[start of Dataset]

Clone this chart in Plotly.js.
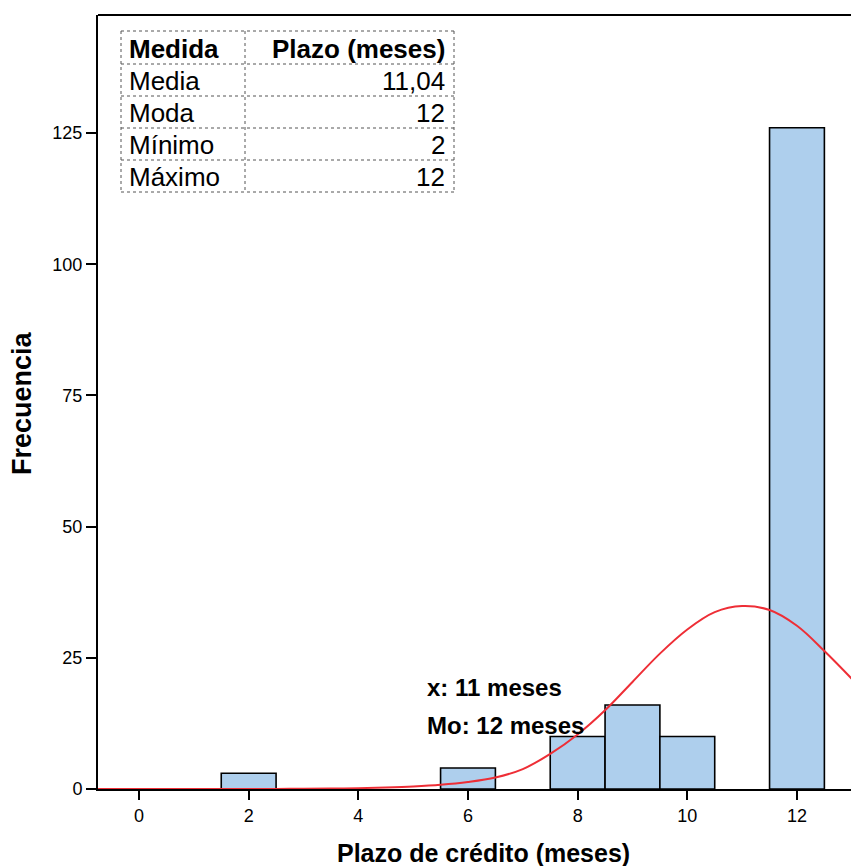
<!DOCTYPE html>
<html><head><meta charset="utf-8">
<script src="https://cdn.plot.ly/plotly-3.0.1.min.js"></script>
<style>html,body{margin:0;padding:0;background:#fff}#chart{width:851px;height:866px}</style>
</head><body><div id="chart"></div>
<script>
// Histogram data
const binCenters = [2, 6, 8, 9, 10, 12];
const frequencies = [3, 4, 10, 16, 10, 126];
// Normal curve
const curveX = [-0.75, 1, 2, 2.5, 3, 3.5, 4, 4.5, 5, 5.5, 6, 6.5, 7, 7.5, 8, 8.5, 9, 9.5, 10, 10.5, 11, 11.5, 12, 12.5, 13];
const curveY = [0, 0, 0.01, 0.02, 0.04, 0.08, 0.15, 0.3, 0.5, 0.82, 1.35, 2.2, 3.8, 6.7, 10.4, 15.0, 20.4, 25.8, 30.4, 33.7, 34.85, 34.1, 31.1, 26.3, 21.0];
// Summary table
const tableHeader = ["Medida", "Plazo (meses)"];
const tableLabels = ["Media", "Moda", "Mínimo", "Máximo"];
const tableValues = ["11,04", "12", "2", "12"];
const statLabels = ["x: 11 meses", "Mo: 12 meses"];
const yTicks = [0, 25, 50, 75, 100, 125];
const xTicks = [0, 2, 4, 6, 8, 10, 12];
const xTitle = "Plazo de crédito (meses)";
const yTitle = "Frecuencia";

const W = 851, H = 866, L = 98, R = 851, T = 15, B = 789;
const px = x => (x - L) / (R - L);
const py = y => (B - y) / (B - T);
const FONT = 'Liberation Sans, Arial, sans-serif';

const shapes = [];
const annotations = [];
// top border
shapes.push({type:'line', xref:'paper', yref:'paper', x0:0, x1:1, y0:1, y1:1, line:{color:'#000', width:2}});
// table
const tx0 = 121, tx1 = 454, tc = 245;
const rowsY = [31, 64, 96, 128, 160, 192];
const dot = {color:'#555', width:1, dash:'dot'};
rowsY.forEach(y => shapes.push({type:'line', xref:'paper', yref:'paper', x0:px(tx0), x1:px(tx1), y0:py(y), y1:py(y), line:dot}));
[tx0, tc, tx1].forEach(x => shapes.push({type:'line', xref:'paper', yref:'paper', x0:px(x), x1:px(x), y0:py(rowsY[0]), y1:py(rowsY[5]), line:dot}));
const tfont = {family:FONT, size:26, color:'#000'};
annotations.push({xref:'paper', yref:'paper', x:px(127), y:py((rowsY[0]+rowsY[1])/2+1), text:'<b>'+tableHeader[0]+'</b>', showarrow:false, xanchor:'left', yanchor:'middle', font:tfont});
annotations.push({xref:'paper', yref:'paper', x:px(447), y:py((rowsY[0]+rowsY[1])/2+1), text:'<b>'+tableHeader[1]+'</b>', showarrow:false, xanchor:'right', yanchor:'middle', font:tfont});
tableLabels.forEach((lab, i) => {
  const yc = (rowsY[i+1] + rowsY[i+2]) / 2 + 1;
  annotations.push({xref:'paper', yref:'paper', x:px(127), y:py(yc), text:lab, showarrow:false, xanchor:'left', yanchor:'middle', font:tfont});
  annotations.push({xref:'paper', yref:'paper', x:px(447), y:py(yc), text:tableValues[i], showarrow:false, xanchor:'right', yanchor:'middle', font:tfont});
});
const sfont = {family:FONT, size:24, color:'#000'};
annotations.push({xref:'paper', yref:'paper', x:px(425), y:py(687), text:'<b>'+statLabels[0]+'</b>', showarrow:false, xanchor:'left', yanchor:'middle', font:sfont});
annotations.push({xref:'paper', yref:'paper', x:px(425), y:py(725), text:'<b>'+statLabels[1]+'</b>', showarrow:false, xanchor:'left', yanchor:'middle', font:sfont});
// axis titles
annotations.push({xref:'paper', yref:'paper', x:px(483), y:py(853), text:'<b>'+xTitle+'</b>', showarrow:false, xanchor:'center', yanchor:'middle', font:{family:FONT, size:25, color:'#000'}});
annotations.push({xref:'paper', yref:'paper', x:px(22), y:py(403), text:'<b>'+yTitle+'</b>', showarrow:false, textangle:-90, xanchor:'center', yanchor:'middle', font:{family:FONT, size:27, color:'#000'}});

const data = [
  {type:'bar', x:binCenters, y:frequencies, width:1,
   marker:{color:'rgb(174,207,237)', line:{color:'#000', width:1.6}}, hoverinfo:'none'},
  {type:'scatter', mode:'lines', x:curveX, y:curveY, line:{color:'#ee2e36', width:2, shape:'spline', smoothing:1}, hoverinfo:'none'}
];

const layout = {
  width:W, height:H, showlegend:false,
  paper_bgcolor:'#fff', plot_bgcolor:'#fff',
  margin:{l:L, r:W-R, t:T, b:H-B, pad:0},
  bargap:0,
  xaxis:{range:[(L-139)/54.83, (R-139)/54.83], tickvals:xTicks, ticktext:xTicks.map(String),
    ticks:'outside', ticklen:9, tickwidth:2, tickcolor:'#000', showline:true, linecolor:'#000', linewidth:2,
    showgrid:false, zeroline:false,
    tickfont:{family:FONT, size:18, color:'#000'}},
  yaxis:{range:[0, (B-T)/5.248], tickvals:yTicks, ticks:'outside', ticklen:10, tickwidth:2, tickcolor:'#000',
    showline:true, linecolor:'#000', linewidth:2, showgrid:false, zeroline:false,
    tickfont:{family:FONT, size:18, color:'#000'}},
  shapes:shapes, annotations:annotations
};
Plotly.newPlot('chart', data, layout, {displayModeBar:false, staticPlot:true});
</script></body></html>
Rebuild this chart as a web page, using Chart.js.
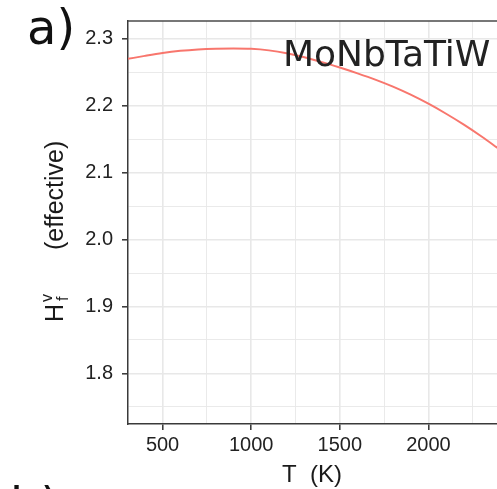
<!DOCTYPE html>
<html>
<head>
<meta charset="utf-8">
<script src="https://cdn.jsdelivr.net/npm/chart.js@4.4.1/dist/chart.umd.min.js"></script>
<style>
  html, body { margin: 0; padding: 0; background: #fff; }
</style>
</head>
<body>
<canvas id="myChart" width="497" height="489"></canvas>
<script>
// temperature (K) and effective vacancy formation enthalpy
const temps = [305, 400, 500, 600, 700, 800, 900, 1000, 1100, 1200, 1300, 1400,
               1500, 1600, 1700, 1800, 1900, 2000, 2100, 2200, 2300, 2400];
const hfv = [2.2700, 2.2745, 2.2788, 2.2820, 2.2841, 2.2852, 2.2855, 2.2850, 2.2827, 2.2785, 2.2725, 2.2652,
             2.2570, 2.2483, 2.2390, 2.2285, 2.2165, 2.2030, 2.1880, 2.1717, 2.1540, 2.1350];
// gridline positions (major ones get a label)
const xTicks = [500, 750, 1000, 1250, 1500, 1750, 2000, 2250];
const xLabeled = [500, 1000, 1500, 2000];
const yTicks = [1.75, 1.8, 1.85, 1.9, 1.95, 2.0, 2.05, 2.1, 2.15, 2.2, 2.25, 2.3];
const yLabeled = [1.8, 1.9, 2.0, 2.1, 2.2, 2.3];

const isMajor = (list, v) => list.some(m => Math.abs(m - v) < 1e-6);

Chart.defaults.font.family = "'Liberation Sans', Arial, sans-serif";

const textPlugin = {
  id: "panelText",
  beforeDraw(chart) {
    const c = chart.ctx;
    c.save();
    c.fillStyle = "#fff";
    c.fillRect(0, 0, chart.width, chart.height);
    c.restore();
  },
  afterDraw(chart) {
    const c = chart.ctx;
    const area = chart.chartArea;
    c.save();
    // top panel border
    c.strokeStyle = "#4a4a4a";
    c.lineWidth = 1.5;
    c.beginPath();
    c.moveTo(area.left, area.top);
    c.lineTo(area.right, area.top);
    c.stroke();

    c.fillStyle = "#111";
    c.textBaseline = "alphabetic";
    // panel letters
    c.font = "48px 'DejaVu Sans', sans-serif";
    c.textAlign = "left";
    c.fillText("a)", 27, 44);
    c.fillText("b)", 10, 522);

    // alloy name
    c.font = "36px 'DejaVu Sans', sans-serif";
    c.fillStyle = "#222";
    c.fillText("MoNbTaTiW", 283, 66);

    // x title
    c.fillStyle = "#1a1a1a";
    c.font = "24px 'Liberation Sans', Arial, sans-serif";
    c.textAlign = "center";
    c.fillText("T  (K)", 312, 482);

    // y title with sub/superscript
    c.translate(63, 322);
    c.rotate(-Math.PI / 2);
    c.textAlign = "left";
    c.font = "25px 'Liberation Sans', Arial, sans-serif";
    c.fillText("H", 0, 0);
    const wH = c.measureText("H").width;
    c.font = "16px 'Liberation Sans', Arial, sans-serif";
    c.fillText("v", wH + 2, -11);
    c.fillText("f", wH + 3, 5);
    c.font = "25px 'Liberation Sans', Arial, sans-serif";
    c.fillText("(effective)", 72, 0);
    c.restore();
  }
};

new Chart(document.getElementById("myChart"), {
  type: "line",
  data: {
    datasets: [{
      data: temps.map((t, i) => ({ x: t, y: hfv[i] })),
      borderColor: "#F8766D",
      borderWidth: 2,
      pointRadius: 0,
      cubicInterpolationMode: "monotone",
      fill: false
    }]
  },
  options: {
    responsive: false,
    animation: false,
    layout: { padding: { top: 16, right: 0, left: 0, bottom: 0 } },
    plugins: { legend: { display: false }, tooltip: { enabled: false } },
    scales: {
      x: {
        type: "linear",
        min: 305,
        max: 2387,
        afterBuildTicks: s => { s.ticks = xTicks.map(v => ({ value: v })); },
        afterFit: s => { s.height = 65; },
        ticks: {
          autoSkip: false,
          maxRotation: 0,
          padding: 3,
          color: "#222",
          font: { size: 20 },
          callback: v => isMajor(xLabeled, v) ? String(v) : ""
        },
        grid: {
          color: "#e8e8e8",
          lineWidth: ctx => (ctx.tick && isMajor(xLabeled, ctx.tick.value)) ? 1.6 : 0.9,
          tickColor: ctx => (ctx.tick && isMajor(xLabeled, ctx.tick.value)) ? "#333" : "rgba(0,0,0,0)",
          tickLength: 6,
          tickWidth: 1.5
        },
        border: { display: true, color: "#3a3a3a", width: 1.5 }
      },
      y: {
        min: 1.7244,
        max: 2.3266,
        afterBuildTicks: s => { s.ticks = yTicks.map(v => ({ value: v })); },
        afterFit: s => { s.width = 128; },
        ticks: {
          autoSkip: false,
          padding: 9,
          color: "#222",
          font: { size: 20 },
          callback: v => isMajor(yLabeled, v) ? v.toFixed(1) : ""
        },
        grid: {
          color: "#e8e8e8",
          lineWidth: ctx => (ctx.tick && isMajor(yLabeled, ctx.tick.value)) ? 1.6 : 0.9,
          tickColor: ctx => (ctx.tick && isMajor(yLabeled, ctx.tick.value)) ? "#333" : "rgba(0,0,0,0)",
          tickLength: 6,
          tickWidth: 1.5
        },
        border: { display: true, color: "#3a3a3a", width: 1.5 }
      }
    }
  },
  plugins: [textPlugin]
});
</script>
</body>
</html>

[end of Dataset]

Task: Leave out the pictures. Transcribe only the lines above, from the first through the one that contains "const FONT = 'Liberation".

Answer:
Clone this chart in Plotly.js.
<!DOCTYPE html>
<html><head><meta charset="utf-8">
<script src="https://cdn.plot.ly/plotly-3.0.1.min.js"></script>
<style>html,body{margin:0;padding:0;background:#fff}#chart{width:851px;height:866px}</style>
</head><body><div id="chart"></div>
<script>
// Histogram data
const binCenters = [2, 6, 8, 9, 10, 12];
const frequencies = [3, 4, 10, 16, 10, 126];
// Normal curve
const curveX = [-0.75, 1, 2, 2.5, 3, 3.5, 4, 4.5, 5, 5.5, 6, 6.5, 7, 7.5, 8, 8.5, 9, 9.5, 10, 10.5, 11, 11.5, 12, 12.5, 13];
const curveY = [0, 0, 0.01, 0.02, 0.04, 0.08, 0.15, 0.3, 0.5, 0.82, 1.35, 2.2, 3.8, 6.7, 10.4, 15.0, 20.4, 25.8, 30.4, 33.7, 34.85, 34.1, 31.1, 26.3, 21.0];
// Summary table
const tableHeader = ["Medida", "Plazo (meses)"];
const tableLabels = ["Media", "Moda", "Mínimo", "Máximo"];
const tableValues = ["11,04", "12", "2", "12"];
const statLabels = ["x: 11 meses", "Mo: 12 meses"];
const yTicks = [0, 25, 50, 75, 100, 125];
const xTicks = [0, 2, 4, 6, 8, 10, 12];
const xTitle = "Plazo de crédito (meses)";
const yTitle = "Frecuencia";

const W = 851, H = 866, L = 98, R = 851, T = 15, B = 789;
const px = x => (x - L) / (R - L);
const py = y => (B - y) / (B - T);
const FONT = 'Liberation Sans, Arial, sans-serif';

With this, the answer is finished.